De plus, lorsqu’une banque a assumé le contrôle effectif d’une société comme c’est le cas en l’espèce, sans que les administrateurs lui aient demandé d’agir de la sorte ni l’aient invité à le faire, et lorsque c’est exclusivement la banque qui décide quels chèques seront ou ne seront pas rédigés sans consultation du conseil d’administration, à partir de ce moment les actions de la société en ce qui concerne le versement ou la retenue des deniers sont essentiellement celles de la banque et je serais disposé à statuer que même abstraction faite du paragraphe 227.1(3), les administrateurs n’auraient aucune responsabilité en vertu du paragraphe 227.1(1) car cette disposition envisage clairement la situation où la société agit librement par le truchement de son conseil d’administration. La responsabilité personnelle de l’administrateur ne saurait être engagée que s’il jouit d’une pleine et entière liberté de choix.

[34] De même dans les décisions Champeval et al. v. M.N.R., 90 DTC 1285 (C.C.I.), rendue par le juge en chef Couture de la C.C.I. et Worrell et al. v. The Queen, 98 DTC 1783 (C.C.I.), rendue par le juge McArthur de la C.C.I., la Cour a statué que, dans les cas où la banque et non les administrateurs décident quels chèques seront payés, les appelants ne disposaient d’aucune liberté de choix en la matière et ils ne pouvaient pas être tenus responsables du défaut de la personne morale d’effectuer les versements.

CONCLUSION

[35] Les appelants Lawrence Boyd et Joseph Boudreau ne jouissaient pas de la faculté de verser la TPS que B & B devait au receveur général parce que la Banque avait la haute main sur les fonds de B & B.

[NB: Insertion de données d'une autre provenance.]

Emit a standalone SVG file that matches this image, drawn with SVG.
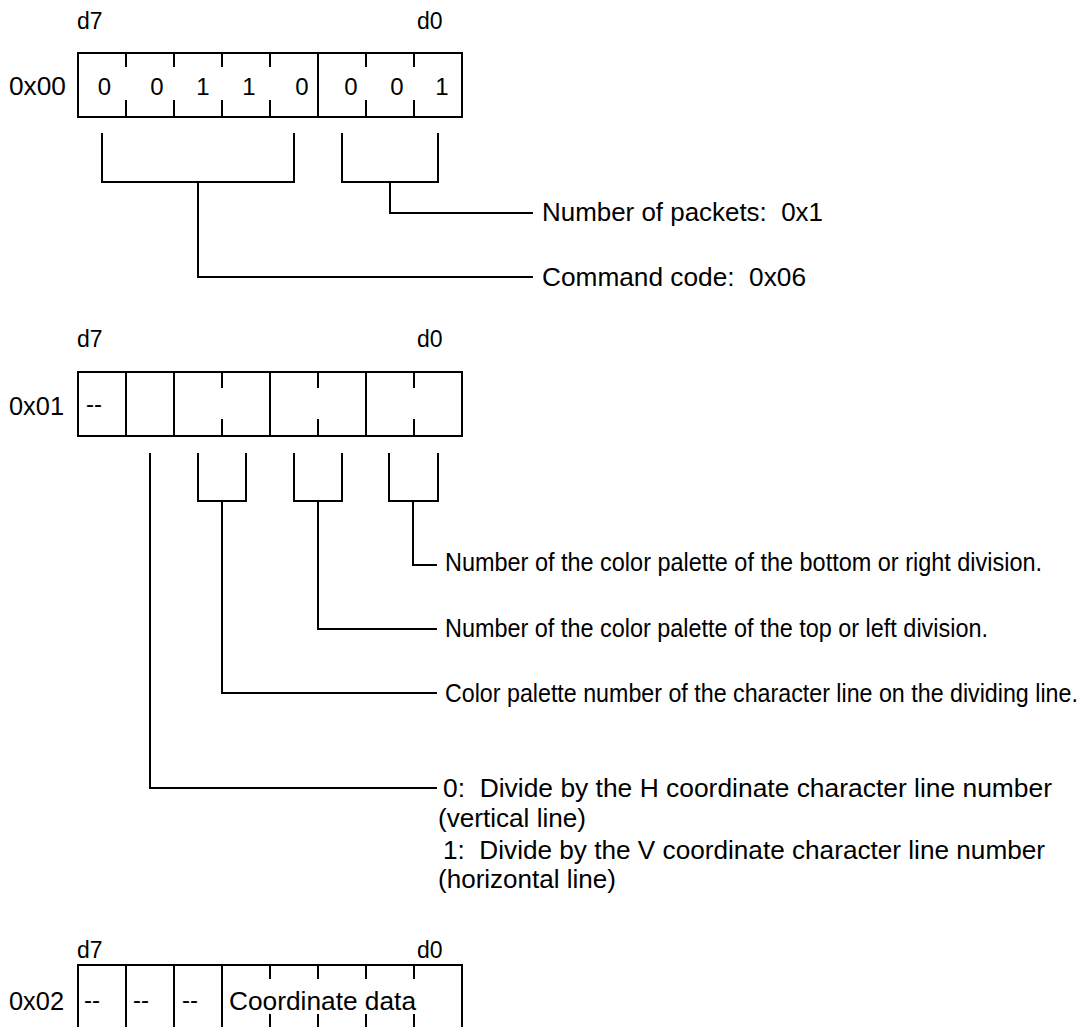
<svg xmlns="http://www.w3.org/2000/svg" width="1090" height="1027" viewBox="0 0 1090 1027" xml:space="preserve">
<style>
text{font-family:"Liberation Sans",Arial,sans-serif;fill:#000;white-space:pre}
.t{font-size:26px}
.s{font-size:23px}
.dg{font-size:24px}
.l{font-size:25px}
.box{fill:none;stroke:#000;stroke-width:2}
.ln{fill:none;stroke:#000;stroke-width:2}
</style>
<rect width="1090" height="1027" fill="#fff"/>
<g id="reg0x00">
<text class="s" x="77" y="29">d7</text>
<text class="s" x="417" y="29">d0</text>
<text class="t" x="9" y="95" textLength="57" lengthAdjust="spacingAndGlyphs">0x00</text>
<rect class="box" x="78" y="53" width="384" height="64"/>
<path class="ln" d="M318,53V117M126,53V67M174,53V67M222,53V67M270,53V67M366,53V67M414,53V67M126,100V117M174,100V117M222,100V117M270,100V117M366,100V117M414,100V117"/>
<g class="dg" text-anchor="middle">
<text x="104.5" y="95">0</text><text x="157" y="95">0</text><text x="203" y="95">1</text><text x="249" y="95">1</text><text x="302" y="95">0</text><text x="351" y="95">0</text><text x="397" y="95">0</text><text x="442" y="95">1</text>
</g>
</g>
<g id="label-packets"><text class="l" x="542" y="221" textLength="281" lengthAdjust="spacingAndGlyphs">Number of packets:  0x1</text></g>
<g id="label-command"><text class="l" x="542" y="286" textLength="264" lengthAdjust="spacingAndGlyphs">Command code:  0x06</text></g>
<g id="reg0x01">
<text class="s" x="77" y="347">d7</text>
<text class="s" x="417" y="347">d0</text>
<text class="t" x="9" y="415" textLength="55" lengthAdjust="spacingAndGlyphs">0x01</text>
<rect class="box" x="78" y="372" width="384" height="64"/>
<path class="ln" d="M126,372V436M174,372V436M270,372V436M366,372V436M222,372V388M318,372V388M414,372V388M222,419V436M318,419V436M414,419V436"/>
<text class="dg" x="86" y="412">--</text>
</g>
<g id="label-bottom-right"><text class="l" x="445" y="571" textLength="597" lengthAdjust="spacingAndGlyphs">Number of the color palette of the bottom or right division.</text></g>
<g id="label-top-left"><text class="l" x="445" y="637" textLength="543" lengthAdjust="spacingAndGlyphs">Number of the color palette of the top or left division.</text></g>
<g id="label-char-line"><text class="l" transform="translate(445,702) scale(0.93,1)" x="0" y="0">Color palette number of the character line on the dividing line.</text></g>
<g id="label-divide">
<text class="l" x="443" y="797" textLength="609" lengthAdjust="spacingAndGlyphs">0:  Divide by the H coordinate character line number</text>
<text class="l" x="438" y="827" textLength="148" lengthAdjust="spacingAndGlyphs">(vertical line)</text>
<text class="l" x="443" y="859" textLength="602" lengthAdjust="spacingAndGlyphs">1:  Divide by the V coordinate character line number</text>
<text class="l" x="438" y="888" textLength="178" lengthAdjust="spacingAndGlyphs">(horizontal line)</text>
</g>
<g id="reg0x02">
<text class="s" x="77" y="958">d7</text>
<text class="s" x="417" y="958">d0</text>
<text class="t" x="9" y="1010" textLength="55" lengthAdjust="spacingAndGlyphs">0x02</text>
<rect class="box" x="78" y="965" width="384" height="64"/>
<path class="ln" d="M126,965V1029M174,965V1029M222,965V1029M270,965V979M318,965V979M366,965V979M414,965V979M270,1014V1029M318,1014V1029M366,1014V1029M414,1014V1029"/>
<text class="dg" x="84" y="1008">--</text>
<text class="dg" x="133" y="1008">--</text>
<text class="dg" x="182" y="1008">--</text>
<text class="t" x="229" y="1010" textLength="187" lengthAdjust="spacingAndGlyphs">Coordinate data</text>
</g>
<g id="connectors" class="ln">
<path d="M102,133V182H294V133"/>
<path d="M198,182V277H533"/>
<path d="M342,133V182H438V133"/>
<path d="M390,182V213H533"/>
<path d="M150,453V788H437"/>
<path d="M198,453V501H246V453"/>
<path d="M222,501V693H437"/>
<path d="M294,453V501H342V453"/>
<path d="M318,501V629H437"/>
<path d="M389,453V501H438V453"/>
<path d="M413,501V565H437"/>
</g>
</svg>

[36] Face au refus de la Banque de permettre l’émission des chèques, les appelants Lawrence Boyd et Joseph Boudreau ont tenté de résoudre la difficulté relative à la TPS en discutant d’une proposition concordataire avec leurs créanciers entre janvier et avril 1993. Ils ont aussi, en fin de compte, tenté d’émettre un chèque en avril 1993 pour payer la dette. Ils croyaient même qu’une faillite et que la cession de biens qui en découle permettraient à B & B de payer la TPS. Je conclus que les administrateurs Lawrence Boyd et Joseph Boudreau ont fait preuve de diligence raisonnable autant qu’ils le pouvaient et malgré les restrictions imposées par la Banque.

[37] Quant à l’appelante Barbara Boudreau, l’épouse de Joseph Boudreau, elle était un administrateur externe et passif et n’était pas au courant du défaut de verser la TPS. Elle n’a occupé un poste d’administrateur que pour une seule raison : recevoir un revenu et ainsi réduire celui qui était versé à son mari. Elle a été tenue dans l’ignorance des difficultés de B & B à dessein et induite en erreur par omission sur la situation financière de B & B. Quand elle a appris en janvier 1993 que B & B n’était plus en mesure de respecter ses obligations financières, elle ne pouvait prendre aucune mesure conservatoire, car B & B avait déjà déposé une proposition en vertu de la Loi sur la faillite et l’insolvabilité.

DÉCISION

[38] Les appels sont accueillis et les cotisations annulées.

Signé à Ottawa, Canada, ce 29e jour de janvier 1999.

“D. Hamlyn”

J.C.C.I.

[TRADUCTION FRANÇAISE OFFICIELLE]

Traduction certifiée conforme ce 4e jour d'octobre 1999.

Mario Lagacé, réviseur



[1]               Dans l’arrêt Soper, le jugeLinden a appuyé les motifs du juge Robertson. Le juge Marceau a rendu un jugement concordant distinct.

[2]                Dans l’arrêt Drover v. The Queen, 98 DTC 6378 (C.A.F) à la p. 6379, le juge Robertson, écrit à propos de l’arrêt Soper : “ Sont exposés dans cet arrêt les principes applicables en matière de responsabilité des administrateurs et de défense fondée sur la diligence raisonnable ”.